** begin Data block **
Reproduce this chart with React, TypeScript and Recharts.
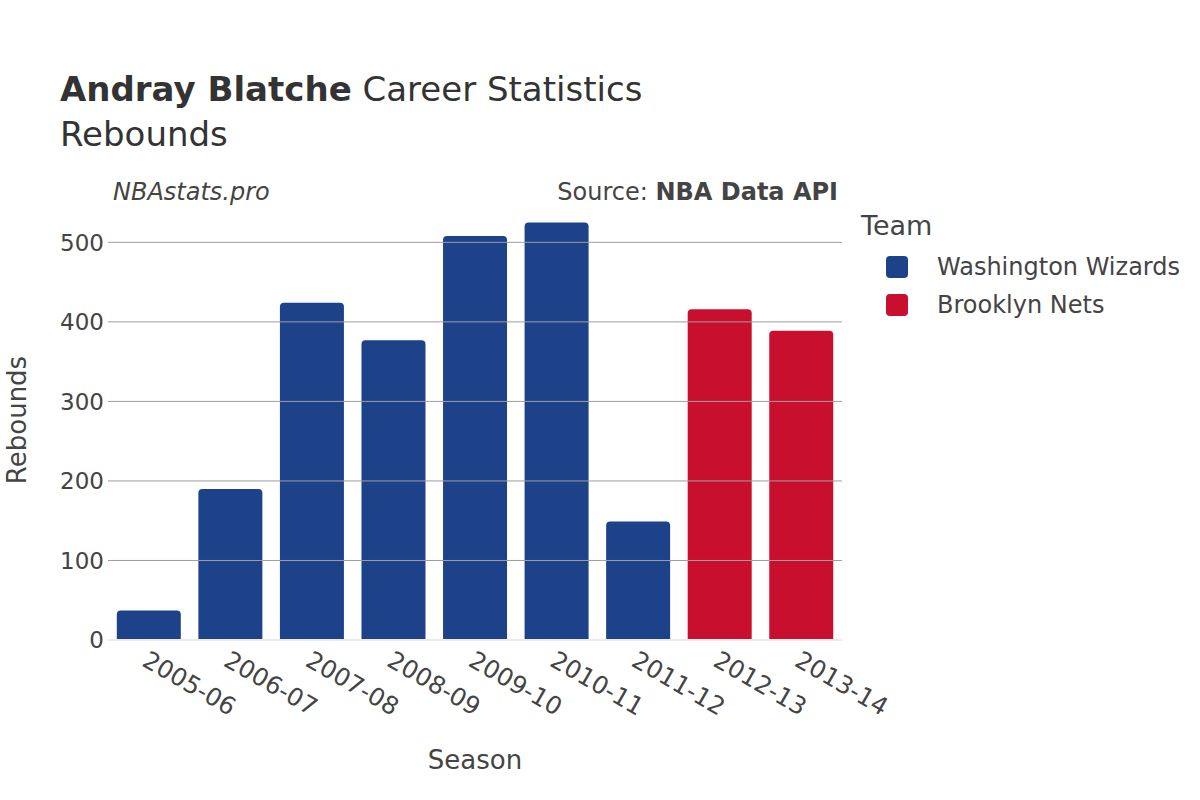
import React from 'react';
import { BarChart, Bar, Cell, XAxis, YAxis, ReferenceLine } from 'recharts';

const seasons = ['2005-06', '2006-07', '2007-08', '2008-09', '2009-10', '2010-11', '2011-12', '2012-13', '2013-14'];
const rebounds = [37, 190, 424, 377, 508, 525, 149, 416, 389];
const teams = ['Washington Wizards', 'Washington Wizards', 'Washington Wizards', 'Washington Wizards', 'Washington Wizards', 'Washington Wizards', 'Washington Wizards', 'Brooklyn Nets', 'Brooklyn Nets'];
const teamNames = ['Washington Wizards', 'Brooklyn Nets'];
const teamColors = ['#1D428A', '#C8102E'];
const yTicks = [0, 100, 200, 300, 400, 500];

const FONT = '"DejaVu Sans", sans-serif';

const data = seasons.map((s, i) => ({ season: s, rebounds: rebounds[i], team: teams[i] }));
const colorOf = (team: string) => teamColors[teamNames.indexOf(team)];

const SeasonTick = (props: any) => {
  const { x, y, payload } = props;
  const tx = x - 8;
  const ty = y + 25;
  return (
    <text x={tx} y={ty} transform={`rotate(30, ${tx}, ${ty})`} textAnchor="start"
      fill="#444" fontSize={24.5} fontFamily={FONT}>
      {payload.value}
    </text>
  );
};

export default function App() {
  return (
    <div style={{ position: 'absolute', left: 0, top: 0, width: 1200, height: 800, background: '#fff', fontFamily: FONT }}>
      <BarChart width={1200} height={800} data={data}
        margin={{ top: 201, right: 358, bottom: 0, left: 8 }} barCategoryGap="10.8%">
        <XAxis dataKey="season" height={160} axisLine={false} tickLine={false} tickSize={0} tickMargin={0}
          interval={0} tick={<SeasonTick />}
          label={{
            content: () => (
              <text x={475} y={769} textAnchor="middle" fill="#444" fontSize={26} fontFamily={FONT}>Season</text>
            ),
          }} />
        <YAxis width={100} domain={[0, 552]} ticks={yTicks} axisLine={false} tickLine={false} tickSize={0}
          tickMargin={4} tick={{ fill: '#444', fontSize: 23, fontFamily: FONT }}
          label={{
            content: () => (
              <text x={0} y={0} transform="translate(26, 420) rotate(-90)" textAnchor="middle"
                fill="#444" fontSize={26} fontFamily={FONT}>Rebounds</text>
            ),
          }} />
        {yTicks.filter((t) => t > 0).map((t) => (
          <ReferenceLine key={t} y={t} stroke="#9e9e9e" strokeWidth={1} />
        ))}
        <ReferenceLine y={0} stroke="#ebebeb" strokeWidth={2} />
        <Bar dataKey="rebounds" radius={[4, 4, 0, 0]} isAnimationActive={false}>
          {data.map((d, i) => (
            <Cell key={i} fill={colorOf(d.team)} />
          ))}
        </Bar>
      </BarChart>

      <div style={{ position: 'absolute', left: 60, top: 69, fontSize: 34, color: '#333', whiteSpace: 'nowrap', lineHeight: '40px' }}>
        <b>Andray Blatche</b> Career Statistics
      </div>
      <div style={{ position: 'absolute', left: 60, top: 114, fontSize: 34, color: '#333', lineHeight: '40px' }}>
        Rebounds
      </div>
      <div style={{ position: 'absolute', left: 113, top: 177, fontSize: 24, color: '#444', fontStyle: 'italic', lineHeight: '30px' }}>
        NBAstats.pro
      </div>
      <div style={{ position: 'absolute', right: 1200 - 838, top: 177, fontSize: 24, color: '#444', whiteSpace: 'nowrap', lineHeight: '30px' }}>
        Source: <b>NBA Data API</b>
      </div>

      <div style={{ position: 'absolute', left: 861, top: 210, fontSize: 27, color: '#444', lineHeight: '32px' }}>Team</div>
      {teamNames.map((t, i) => (
        <div key={t} style={{ position: 'absolute', left: 886, top: 252 + i * 38, height: 30, display: 'flex', alignItems: 'center', whiteSpace: 'nowrap' }}>
          <div style={{ width: 22, height: 22, borderRadius: 4, background: teamColors[i] }} />
          <span style={{ marginLeft: 29, fontSize: 24, color: '#444' }}>{t}</span>
        </div>
      ))}
    </div>
  );
}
** end Data block **
§ Exercise instructions: Without the pictures, please reproduce each line of the listing above exactly, from the first one through the line bearing "XAxis, YAxis, ReferenceLine".

§ Expected output:
Reproduce this chart with React, TypeScript and Recharts.
import React from 'react';
import { BarChart, Bar, Cell, XAxis, YAxis, ReferenceLine } from 'recharts';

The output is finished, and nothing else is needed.